* [TASK PROMPT]: From the entries below, reproduce exactly the lines from the one with "Clone this chart in Plotly." through the one with "3.8, 4.0, 4.5]", both included, without images.
----
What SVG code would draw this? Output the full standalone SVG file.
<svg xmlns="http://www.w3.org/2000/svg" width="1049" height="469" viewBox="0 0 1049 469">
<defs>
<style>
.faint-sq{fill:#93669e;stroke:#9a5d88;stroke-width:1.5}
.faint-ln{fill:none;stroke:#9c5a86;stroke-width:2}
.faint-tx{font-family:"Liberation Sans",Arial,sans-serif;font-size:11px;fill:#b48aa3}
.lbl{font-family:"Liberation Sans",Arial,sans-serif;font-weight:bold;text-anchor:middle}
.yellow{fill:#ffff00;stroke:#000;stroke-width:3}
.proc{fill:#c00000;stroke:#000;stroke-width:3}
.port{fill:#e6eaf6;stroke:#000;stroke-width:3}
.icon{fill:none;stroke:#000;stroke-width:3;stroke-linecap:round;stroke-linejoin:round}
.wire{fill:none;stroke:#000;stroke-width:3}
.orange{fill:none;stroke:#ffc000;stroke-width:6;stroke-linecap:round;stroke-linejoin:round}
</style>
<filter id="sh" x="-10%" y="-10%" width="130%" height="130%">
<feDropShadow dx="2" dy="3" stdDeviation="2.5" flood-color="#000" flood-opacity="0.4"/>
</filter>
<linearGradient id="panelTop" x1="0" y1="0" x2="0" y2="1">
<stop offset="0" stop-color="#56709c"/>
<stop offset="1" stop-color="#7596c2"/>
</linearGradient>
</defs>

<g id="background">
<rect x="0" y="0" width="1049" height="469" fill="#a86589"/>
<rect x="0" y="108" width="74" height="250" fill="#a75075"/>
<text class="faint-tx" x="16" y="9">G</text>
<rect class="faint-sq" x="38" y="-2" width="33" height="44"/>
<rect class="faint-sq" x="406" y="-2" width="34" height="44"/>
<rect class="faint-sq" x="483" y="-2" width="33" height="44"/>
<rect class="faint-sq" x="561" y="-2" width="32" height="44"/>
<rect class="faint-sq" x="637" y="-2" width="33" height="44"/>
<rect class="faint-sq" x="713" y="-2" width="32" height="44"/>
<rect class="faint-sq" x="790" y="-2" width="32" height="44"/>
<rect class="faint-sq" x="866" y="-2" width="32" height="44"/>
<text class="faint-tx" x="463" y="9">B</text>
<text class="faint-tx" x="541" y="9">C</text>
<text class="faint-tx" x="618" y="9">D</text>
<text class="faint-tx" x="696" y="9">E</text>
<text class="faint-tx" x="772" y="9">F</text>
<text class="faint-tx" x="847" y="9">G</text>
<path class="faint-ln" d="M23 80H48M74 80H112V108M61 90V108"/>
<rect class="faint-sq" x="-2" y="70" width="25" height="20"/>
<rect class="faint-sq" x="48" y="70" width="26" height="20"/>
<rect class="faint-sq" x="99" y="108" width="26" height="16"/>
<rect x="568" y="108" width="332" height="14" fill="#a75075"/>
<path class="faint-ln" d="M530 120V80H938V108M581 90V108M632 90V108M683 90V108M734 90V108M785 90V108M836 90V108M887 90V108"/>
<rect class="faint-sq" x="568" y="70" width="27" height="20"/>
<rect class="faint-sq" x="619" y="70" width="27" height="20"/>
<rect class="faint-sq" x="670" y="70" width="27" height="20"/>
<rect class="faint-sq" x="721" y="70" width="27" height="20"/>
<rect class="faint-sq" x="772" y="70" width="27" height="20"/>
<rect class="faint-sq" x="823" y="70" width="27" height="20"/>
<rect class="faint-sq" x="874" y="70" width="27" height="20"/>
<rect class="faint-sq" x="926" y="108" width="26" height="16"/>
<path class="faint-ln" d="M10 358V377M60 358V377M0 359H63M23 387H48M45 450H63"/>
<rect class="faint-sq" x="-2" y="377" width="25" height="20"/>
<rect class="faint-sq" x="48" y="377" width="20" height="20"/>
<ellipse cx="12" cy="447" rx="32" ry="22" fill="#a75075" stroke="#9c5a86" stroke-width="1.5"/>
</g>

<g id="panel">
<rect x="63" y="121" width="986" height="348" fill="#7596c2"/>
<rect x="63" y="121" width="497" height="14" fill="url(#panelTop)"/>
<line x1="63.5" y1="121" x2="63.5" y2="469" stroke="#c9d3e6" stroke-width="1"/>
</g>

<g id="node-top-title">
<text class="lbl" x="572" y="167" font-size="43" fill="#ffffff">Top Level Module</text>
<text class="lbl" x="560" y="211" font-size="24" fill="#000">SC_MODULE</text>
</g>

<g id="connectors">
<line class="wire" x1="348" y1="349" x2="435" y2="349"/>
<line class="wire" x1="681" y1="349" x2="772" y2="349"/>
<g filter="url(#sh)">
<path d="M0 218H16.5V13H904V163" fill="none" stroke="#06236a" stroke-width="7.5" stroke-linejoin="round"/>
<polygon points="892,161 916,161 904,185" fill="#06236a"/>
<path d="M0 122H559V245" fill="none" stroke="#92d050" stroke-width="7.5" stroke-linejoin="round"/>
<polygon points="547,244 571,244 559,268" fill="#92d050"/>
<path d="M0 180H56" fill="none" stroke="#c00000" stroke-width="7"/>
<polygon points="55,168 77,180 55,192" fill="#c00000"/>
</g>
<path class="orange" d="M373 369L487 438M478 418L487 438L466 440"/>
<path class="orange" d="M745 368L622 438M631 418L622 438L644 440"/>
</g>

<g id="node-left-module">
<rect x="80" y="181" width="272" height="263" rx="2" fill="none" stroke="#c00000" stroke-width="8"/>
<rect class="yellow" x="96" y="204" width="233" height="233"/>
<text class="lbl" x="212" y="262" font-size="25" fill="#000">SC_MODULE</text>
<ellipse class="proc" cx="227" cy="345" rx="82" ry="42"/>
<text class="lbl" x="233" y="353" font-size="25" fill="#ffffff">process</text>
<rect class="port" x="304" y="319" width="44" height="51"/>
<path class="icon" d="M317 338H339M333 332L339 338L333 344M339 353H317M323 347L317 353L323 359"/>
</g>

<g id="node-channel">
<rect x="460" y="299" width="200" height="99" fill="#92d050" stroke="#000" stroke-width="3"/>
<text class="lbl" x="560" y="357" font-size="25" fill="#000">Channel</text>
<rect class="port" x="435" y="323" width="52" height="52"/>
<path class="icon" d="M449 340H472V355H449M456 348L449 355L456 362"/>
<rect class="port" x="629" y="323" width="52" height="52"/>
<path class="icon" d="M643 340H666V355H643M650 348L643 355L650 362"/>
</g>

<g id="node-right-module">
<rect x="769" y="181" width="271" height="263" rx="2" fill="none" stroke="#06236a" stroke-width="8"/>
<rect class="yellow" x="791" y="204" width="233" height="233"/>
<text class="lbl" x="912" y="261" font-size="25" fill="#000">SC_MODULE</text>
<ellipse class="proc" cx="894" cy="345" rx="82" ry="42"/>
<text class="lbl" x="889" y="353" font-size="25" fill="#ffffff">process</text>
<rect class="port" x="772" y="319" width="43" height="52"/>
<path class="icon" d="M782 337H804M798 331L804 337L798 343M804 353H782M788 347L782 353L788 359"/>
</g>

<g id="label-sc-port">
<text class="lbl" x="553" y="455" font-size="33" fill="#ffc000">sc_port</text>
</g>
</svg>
----
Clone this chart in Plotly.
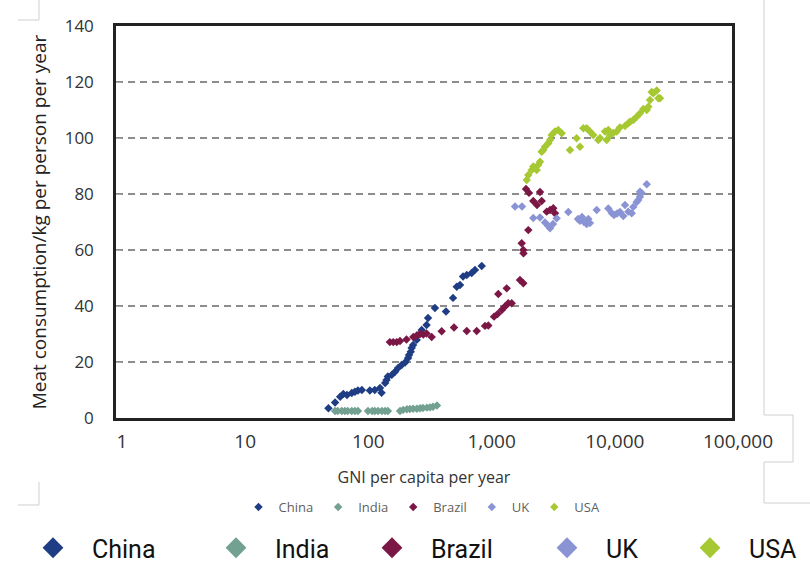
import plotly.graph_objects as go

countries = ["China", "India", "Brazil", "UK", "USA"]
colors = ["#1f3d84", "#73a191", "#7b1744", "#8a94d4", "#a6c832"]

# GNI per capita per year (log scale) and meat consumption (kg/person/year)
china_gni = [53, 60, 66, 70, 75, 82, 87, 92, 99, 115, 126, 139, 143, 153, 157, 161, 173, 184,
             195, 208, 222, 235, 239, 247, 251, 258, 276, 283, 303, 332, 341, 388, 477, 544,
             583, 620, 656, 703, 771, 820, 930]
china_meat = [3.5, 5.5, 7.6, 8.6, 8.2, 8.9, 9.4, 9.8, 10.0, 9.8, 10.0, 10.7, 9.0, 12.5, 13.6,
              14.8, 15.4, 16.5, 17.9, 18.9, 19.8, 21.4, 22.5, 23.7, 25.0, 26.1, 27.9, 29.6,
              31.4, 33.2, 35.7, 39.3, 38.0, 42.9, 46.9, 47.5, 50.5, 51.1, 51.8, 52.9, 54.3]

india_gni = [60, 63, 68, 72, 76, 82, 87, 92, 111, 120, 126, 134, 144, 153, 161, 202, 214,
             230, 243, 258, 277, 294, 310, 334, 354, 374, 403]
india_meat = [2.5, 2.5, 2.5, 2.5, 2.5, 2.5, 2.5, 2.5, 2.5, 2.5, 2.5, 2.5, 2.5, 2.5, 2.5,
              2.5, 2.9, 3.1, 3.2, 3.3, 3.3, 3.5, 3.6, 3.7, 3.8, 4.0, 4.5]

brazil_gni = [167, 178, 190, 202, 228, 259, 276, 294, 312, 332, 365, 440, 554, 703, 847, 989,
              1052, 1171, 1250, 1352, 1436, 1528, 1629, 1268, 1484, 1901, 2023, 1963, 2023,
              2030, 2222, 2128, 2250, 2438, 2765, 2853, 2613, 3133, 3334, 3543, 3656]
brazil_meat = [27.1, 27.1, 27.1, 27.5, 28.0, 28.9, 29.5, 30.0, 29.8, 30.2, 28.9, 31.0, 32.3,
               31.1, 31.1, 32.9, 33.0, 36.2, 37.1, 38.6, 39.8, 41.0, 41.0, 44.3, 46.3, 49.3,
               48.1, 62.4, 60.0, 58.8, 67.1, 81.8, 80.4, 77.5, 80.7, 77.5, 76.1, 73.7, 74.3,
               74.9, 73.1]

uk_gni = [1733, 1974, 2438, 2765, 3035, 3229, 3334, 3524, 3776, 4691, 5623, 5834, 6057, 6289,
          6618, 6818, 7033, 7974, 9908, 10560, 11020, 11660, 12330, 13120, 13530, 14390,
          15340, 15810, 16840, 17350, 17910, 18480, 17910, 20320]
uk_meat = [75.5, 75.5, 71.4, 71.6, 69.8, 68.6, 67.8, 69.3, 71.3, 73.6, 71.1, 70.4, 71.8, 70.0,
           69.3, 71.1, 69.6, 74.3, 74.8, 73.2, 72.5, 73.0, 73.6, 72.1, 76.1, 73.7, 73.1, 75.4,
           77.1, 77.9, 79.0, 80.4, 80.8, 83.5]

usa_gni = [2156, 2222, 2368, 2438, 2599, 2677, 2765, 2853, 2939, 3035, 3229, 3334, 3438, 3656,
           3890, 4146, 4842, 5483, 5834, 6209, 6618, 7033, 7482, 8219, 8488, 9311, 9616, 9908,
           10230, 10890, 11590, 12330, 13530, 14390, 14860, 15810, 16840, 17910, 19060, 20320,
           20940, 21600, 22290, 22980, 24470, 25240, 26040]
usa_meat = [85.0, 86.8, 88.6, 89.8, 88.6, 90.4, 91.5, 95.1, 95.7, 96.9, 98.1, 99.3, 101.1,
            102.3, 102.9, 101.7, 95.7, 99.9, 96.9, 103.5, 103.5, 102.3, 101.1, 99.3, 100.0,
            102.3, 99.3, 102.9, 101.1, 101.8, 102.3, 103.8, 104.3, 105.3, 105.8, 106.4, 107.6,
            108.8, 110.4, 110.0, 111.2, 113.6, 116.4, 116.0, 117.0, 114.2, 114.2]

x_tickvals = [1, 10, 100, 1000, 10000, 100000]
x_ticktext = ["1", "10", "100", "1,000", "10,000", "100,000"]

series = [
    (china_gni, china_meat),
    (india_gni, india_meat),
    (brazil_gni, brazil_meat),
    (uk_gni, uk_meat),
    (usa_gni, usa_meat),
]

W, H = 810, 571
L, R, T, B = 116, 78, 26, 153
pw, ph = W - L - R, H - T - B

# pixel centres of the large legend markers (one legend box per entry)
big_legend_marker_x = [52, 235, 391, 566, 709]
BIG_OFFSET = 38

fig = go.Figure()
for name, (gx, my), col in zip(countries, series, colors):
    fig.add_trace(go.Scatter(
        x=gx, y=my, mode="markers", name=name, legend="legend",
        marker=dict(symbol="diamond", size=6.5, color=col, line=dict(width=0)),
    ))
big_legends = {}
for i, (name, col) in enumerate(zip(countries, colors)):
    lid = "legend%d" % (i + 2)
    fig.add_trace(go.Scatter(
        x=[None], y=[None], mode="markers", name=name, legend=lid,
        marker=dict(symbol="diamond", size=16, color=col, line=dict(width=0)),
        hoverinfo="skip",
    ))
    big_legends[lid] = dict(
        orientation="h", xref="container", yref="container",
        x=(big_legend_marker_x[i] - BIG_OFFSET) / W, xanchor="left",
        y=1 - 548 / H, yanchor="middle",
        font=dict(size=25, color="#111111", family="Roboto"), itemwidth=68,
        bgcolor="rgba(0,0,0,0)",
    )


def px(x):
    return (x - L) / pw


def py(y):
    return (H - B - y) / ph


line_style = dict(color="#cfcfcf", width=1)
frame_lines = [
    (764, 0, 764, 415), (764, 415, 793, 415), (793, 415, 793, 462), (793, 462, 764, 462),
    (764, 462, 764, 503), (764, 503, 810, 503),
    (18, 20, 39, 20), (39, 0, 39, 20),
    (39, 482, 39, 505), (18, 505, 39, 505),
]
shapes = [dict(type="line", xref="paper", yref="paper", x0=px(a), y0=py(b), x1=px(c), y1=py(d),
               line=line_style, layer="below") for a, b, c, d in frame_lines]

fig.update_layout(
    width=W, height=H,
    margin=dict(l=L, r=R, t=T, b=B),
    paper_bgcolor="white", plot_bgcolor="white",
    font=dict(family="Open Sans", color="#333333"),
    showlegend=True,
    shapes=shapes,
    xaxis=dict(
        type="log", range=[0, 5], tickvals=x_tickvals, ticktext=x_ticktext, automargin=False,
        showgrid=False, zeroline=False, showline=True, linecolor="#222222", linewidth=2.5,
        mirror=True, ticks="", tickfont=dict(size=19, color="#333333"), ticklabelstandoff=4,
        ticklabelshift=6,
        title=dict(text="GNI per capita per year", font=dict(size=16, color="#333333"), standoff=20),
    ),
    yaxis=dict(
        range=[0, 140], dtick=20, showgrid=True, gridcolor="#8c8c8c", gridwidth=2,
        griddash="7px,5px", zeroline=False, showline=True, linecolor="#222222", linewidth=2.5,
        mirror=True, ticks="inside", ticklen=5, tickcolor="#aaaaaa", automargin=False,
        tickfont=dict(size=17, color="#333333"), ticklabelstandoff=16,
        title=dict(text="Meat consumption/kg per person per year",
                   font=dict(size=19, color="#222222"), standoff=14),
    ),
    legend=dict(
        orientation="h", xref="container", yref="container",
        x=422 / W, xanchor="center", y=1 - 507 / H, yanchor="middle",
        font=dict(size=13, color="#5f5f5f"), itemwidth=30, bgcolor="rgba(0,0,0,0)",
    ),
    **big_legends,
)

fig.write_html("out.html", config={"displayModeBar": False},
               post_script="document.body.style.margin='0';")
----
* [PROBLEM SOLUTION]:
Clone this chart in Plotly.
import plotly.graph_objects as go

countries = ["China", "India", "Brazil", "UK", "USA"]
colors = ["#1f3d84", "#73a191", "#7b1744", "#8a94d4", "#a6c832"]

# GNI per capita per year (log scale) and meat consumption (kg/person/year)
china_gni = [53, 60, 66, 70, 75, 82, 87, 92, 99, 115, 126, 139, 143, 153, 157, 161, 173, 184,
             195, 208, 222, 235, 239, 247, 251, 258, 276, 283, 303, 332, 341, 388, 477, 544,
             583, 620, 656, 703, 771, 820, 930]
china_meat = [3.5, 5.5, 7.6, 8.6, 8.2, 8.9, 9.4, 9.8, 10.0, 9.8, 10.0, 10.7, 9.0, 12.5, 13.6,
              14.8, 15.4, 16.5, 17.9, 18.9, 19.8, 21.4, 22.5, 23.7, 25.0, 26.1, 27.9, 29.6,
              31.4, 33.2, 35.7, 39.3, 38.0, 42.9, 46.9, 47.5, 50.5, 51.1, 51.8, 52.9, 54.3]

india_gni = [60, 63, 68, 72, 76, 82, 87, 92, 111, 120, 126, 134, 144, 153, 161, 202, 214,
             230, 243, 258, 277, 294, 310, 334, 354, 374, 403]
india_meat = [2.5, 2.5, 2.5, 2.5, 2.5, 2.5, 2.5, 2.5, 2.5, 2.5, 2.5, 2.5, 2.5, 2.5, 2.5,
              2.5, 2.9, 3.1, 3.2, 3.3, 3.3, 3.5, 3.6, 3.7, 3.8, 4.0, 4.5]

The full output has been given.